Here are some things to consider that demonstrate clear financial costs. Your basic need is to know the cost to the district when a new employee leaves teaching or is not rehired. What you want to identify are your district's costs for factors such as:

  • New employee recruitment, especially for recruiting the kind of diverse staff a great district wants
  • Administrative time and costs for trips to job fairs & colleges, and time taken for screening applications, interviewing, and meetings to make decisions
  • Newspaper, journal, internet and other ads
  • Technology specialist time for placing recruitment and job info on the district web site
  • Brochure and flyer printing, folding, addressing, and mailing
  • Personnel staff time processing applications, answering phones, dealing with certifications, and other inquiries, etc.
  • Cost of background checks
  • New employee initial orientation
  • New employee training during the first year or two? (both that just for new employees and all other district training)
  • Reduced student learning during the year or two that a new employee is learning to teach
  • Reduced student learning when a first or second year employee leaves with what they have learned from trial and error, and a different new employee is hired without that hard won experience and starts over at the beginning again.

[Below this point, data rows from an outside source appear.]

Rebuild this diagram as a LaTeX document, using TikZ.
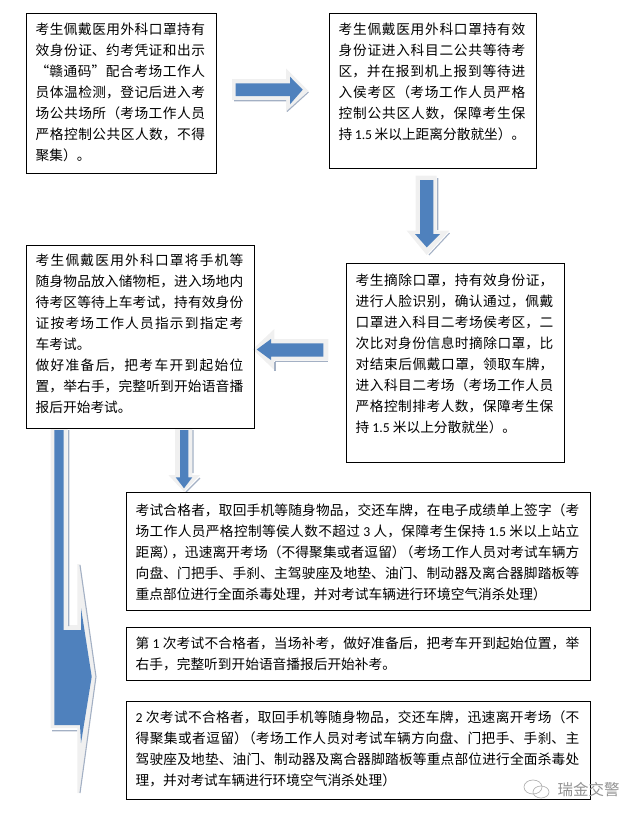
\documentclass[tikz,border=0pt]{standalone}
\usepackage{fontspec}
\setmainfont{Noto Sans CJK SC}
\newfontfamily\numfont{Carlito}
\usetikzlibrary{calc, positioning}
\XeTeXlinebreaklocale "zh"
\XeTeXlinebreakskip=0pt plus 2pt
\tolerance=9999
\hbadness=10000
\hfuzz=2pt
\definecolor{arrowface}{HTML}{4F81BD}
\definecolor{arrowbevel}{HTML}{F0F0F0}
\definecolor{arrowshade}{HTML}{A3B0C4}
\newcommand{\digits}[1]{{\numfont #1}}
\newcommand{\tightp}{\kern-0.42em}
\tikzset{
  flowbox/.style={draw=black,line width=0.9pt,inner sep=0pt,outer sep=0pt,anchor=north west},
  flowtext/.style={inner sep=0pt,outer sep=0pt,anchor=north west,align=justify,
    font=\fontsize{13.7}{21}\selectfont},
  bevel/.style={fill=arrowbevel},
  face/.style={fill=arrowface},
  shade line/.style={draw=arrowshade,line width=1.1pt}
}

\begin{document}
\begin{tikzpicture}[x=1pt,y=-1pt]
\useasboundingbox (0,0) rectangle (640,817);

% right arrow
\fill[bevel] (232,79) -- (286,79) -- (286,68.3) -- (308.3,90.7) -- (286,112.3) -- (286,100) -- (232,100) -- cycle;
\fill[face] (235.7,83.3) -- (290,83.3) -- (290,76.7) -- (302.7,89.7) -- (290,104.3) -- (290,96) -- (235.7,96) -- cycle;
\draw[shade line] (234,100.7) -- (286,100.7) (287,111.5) -- (308.5,92);

% down arrow
\fill[bevel] (415.7,175.7) -- (436.7,175.7) -- (436.7,230.7) -- (449.3,230.7) -- (426.7,255) -- (406.7,230.7) -- (415.7,230.7) -- cycle;
\fill[face] (420,180) -- (433.3,180) -- (433.3,234) -- (440,234) -- (426.7,247.3) -- (415,234) -- (420,234) -- cycle;
\draw[shade line] (437.7,178) -- (437.7,230) (449.5,233) -- (429,255);

% left arrow
\fill[bevel] (252.7,349.3) -- (274.3,329) -- (274.3,339) -- (328.3,339) -- (328.3,360.7) -- (274.3,360.7) -- (274.3,370) -- cycle;
\fill[face] (256.7,349.5) -- (271,339) -- (271,343.3) -- (323.3,343.3) -- (323.3,356.7) -- (271,356.7) -- (271,360) -- cycle;
\draw[shade line] (275,361.7) -- (328,361.7) (275,362) -- (275,371);

% short down arrow
\fill[bevel] (175,428) -- (192.3,428) -- (192.3,475) -- (200,475) -- (184,491.7) -- (168.3,475) -- (175,475) -- cycle;
\fill[face] (180,430) -- (188.3,430) -- (188.3,477.3) -- (192.3,477.3) -- (184,488.3) -- (175.7,477.3) -- (180,477.3) -- cycle;
\draw[shade line] (193,430) -- (193,473) (200,478) -- (186,492);

% long bent arrow
\fill[bevel] (50.7,428) -- (67.7,428) -- (67.7,625) -- (77.3,625) -- (77.3,564) -- (80,564) -- (96,676.7) -- (80,793) -- (77.3,793) -- (77.3,728) -- (50.7,728) -- cycle;
\fill[face] (54.3,430) -- (63.7,430) -- (63.7,630) -- (81,630) -- (81,608) -- (91.7,676.7) -- (81,743) -- (80,725) -- (54.3,725) -- cycle;
\draw[shade line] (68.7,430) -- (68.7,626) (52,730.7) -- (77,730.7) (80,565) -- (96,676.7) -- (80,793);

\node[flowbox,minimum width=190.4,minimum height=160] (boxone) at (26.3,13.3) {};
\node[flowbox,minimum width=207.4,minimum height=155] (boxtwo) at (329.3,13.3) {};
\node[flowbox,minimum width=228.4,minimum height=183.3] (boxthree) at (26.3,245) {};
\node[flowbox,minimum width=218,minimum height=199] (boxfour) at (346.3,263.3) {};
\node[flowbox,minimum width=464.4,minimum height=117.7] (boxfive) at (126.3,492.3) {};
\node[flowbox,minimum width=464.4,minimum height=53] (boxsix) at (126.3,627.3) {};
\node[flowbox,minimum width=464.4,minimum height=98] (boxseven) at (126.3,701.3) {};

\node[flowtext,text width=169.3] (textone) at ($(boxone.north west)+(9.4,6.2)$) {\strut
考生佩戴医用外科口罩持有\linebreak
效身份证、约考凭证和出示\linebreak
“赣通码”配合考场工作人\linebreak
员体温检测，登记后进入考\linebreak
场公共场所（考场工作人员\linebreak
严格控制公共区人数，不得\linebreak
聚集）。};
\node[flowtext,text width=186.6] (texttwo) at ($(boxtwo.north west)+(9.4,6.2)$) {\strut
考生佩戴医用外科口罩持有效\linebreak
身份证进入科目二公共等待考\linebreak
区，并在报到机上报到等待进\linebreak
入侯考区（考场工作人员严格\linebreak
控制公共区人数，保障考生保\linebreak
持 \digits{1.5} 米以上距离分散就坐）。};
\node[flowtext,text width=207.6] (textthree) at ($(boxthree.north west)+(9.4,5.5)$) {\strut
考生佩戴医用外科口罩将手机等\linebreak
随身物品放入储物柜，进入场地内\linebreak
待考区等待上车考试，持有效身份\linebreak
证按考场工作人员指示到指定考\linebreak
车考试。\par
\strut 做好准备后，把考车开到起始位\linebreak
置，举右手，完整听到开始语音播\linebreak
报后开始考试。};
\node[flowtext,text width=197.6] (textfour) at ($(boxfour.north west)+(9.4,7.2)$) {\strut
考生摘除口罩，持有效身份证，\linebreak
进行人脸识别，确认通过，佩戴\linebreak
口罩进入科目二考场侯考区，二\linebreak
次比对身份信息时摘除口罩，比\linebreak
对结束后佩戴口罩，领取车牌，\linebreak
进入科目二考场（考场工作人员\linebreak
严格控制排考人数，保障考生保\linebreak
持 \digits{1.5} 米以上分散就坐）。};
\node[flowtext,text width=443.6] (textfive) at ($(boxfive.north west)+(9.4,8.2)$) {\strut
考试合格者，取回手机等随身物品，交还车牌，在电子成绩单上签字（考\linebreak
场工作人员严格控制等侯人数不超过 \digits{3} 人，保障考生保持 \digits{1.5} 米以上站立\linebreak
距离）\tightp，迅速离开考场（不得聚集或者逗留）\tightp（考场工作人员对考试车辆方\linebreak
向盘、门把手、手刹、主驾驶座及地垫、油门、制动器及离合器脚踏板等\linebreak
重点部位进行全面杀毒处理，并对考试车辆进行环境空气消杀处理）};
\node[flowtext,text width=443.6] (textsix) at ($(boxsix.north west)+(9.4,6.5)$) {\strut
第 \digits{1} 次考试不合格者，当场补考，做好准备后，把考车开到起始位置，举\linebreak
右手，完整听到开始语音播报后开始补考。};
\node[flowtext,text width=443.6] (textseven) at ($(boxseven.north west)+(9.4,6.9)$) {\strut
\digits{2} 次考试不合格者，取回手机等随身物品，交还车牌，迅速离开考场（不\linebreak
得聚集或者逗留）\tightp（考场工作人员对考试车辆方向盘、门把手、手刹、主\linebreak
驾驶座及地垫、油门、制动器及离合器脚踏板等重点部位进行全面杀毒处\linebreak
理，并对考试车辆进行环境空气消杀处理）};

% watermark
\draw[gray!60,line width=0.7pt] (533,787) ellipse (9 and 7) (541,792) ellipse (8 and 6);
\node[inner sep=0pt,text=gray!85,font=\fontsize{15.5}{18}\selectfont] (mark) at (588.5,790) {瑞金交警};
\end{tikzpicture}
\end{document}
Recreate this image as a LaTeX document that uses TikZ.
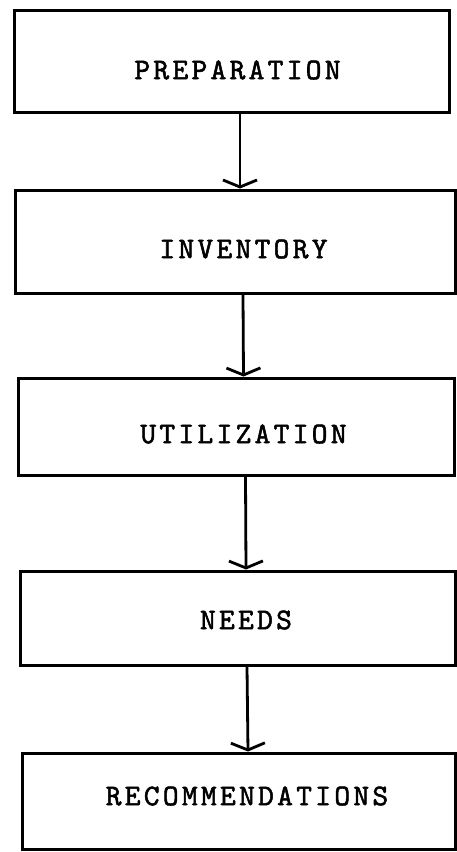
\documentclass[tikz,border=0pt]{standalone}
\usepackage{fontspec}
\usepackage{tikz}
\usetikzlibrary{arrows.meta, positioning, calc}
\newfontfamily\stagefont{lmmono10-regular}[Extension=.otf, LetterSpace=11, FakeBold=1.8]

\begin{document}
\begin{tikzpicture}[
    stagebox/.style={draw, line width=3pt, inner sep=0pt},
    stagetext/.style={inner sep=0pt, font=\stagefont\fontsize{30}{34}\selectfont},
    flow/.style={line width=2.8pt, -{Straight Barb[length=7pt, width=34pt]}}
  ]
  \useasboundingbox (0,0) rectangle (457pt,-852pt);

  % boxes
  \node[stagebox, minimum width=435pt, minimum height=102pt] (prep) at (231.5pt,-61pt) {};
  \node[stagebox, minimum width=440pt, minimum height=103pt] (inv) at (235pt,-241.5pt) {};
  \node[stagebox, minimum width=436pt, minimum height=97pt] (util) at (236.5pt,-426.5pt) {};
  \node[stagebox, minimum width=435pt, minimum height=94pt] (needs) at (238pt,-618pt) {};
  \node[stagebox, minimum width=433pt, minimum height=96pt] (recs) at (239pt,-801pt) {};

  % labels
  \node[stagetext] (prepLabel) at (237.5pt,-70pt) {PREPARATION};
  \node[stagetext] (invLabel) at (243.5pt,-249pt) {INVENTORY};
  \node[stagetext] (utilLabel) at (243.5pt,-434pt) {UTILIZATION};
  \node[stagetext] (needsLabel) at (246pt,-620pt) {NEEDS};
  \node[stagetext] (recsLabel) at (247pt,-796pt) {RECOMMENDATIONS};

  \draw[flow] ([xshift=8.5pt]prep.south) -- ([xshift=5pt]inv.north);
  \draw[flow] ([xshift=8pt]inv.south) -- ([xshift=7pt]util.north);
  \draw[flow] ([xshift=9pt]util.south) -- ([xshift=8pt]needs.north);
  \draw[flow] ([xshift=9pt]needs.south) -- ([xshift=9pt]recs.north);
\end{tikzpicture}
\end{document}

  • Loss of instructional continuity when new employees leave or are not rehired because they are not as successful as required
  • Administrator time spent orienting, evaluating, coaching, developing, and supporting new employees who are not retained


Collect these data and figure it out as a cost for each individual employee. Then compare that to the cost of induction per employee. In many districts, you will be thousands of dollars ahead by doing the right thing.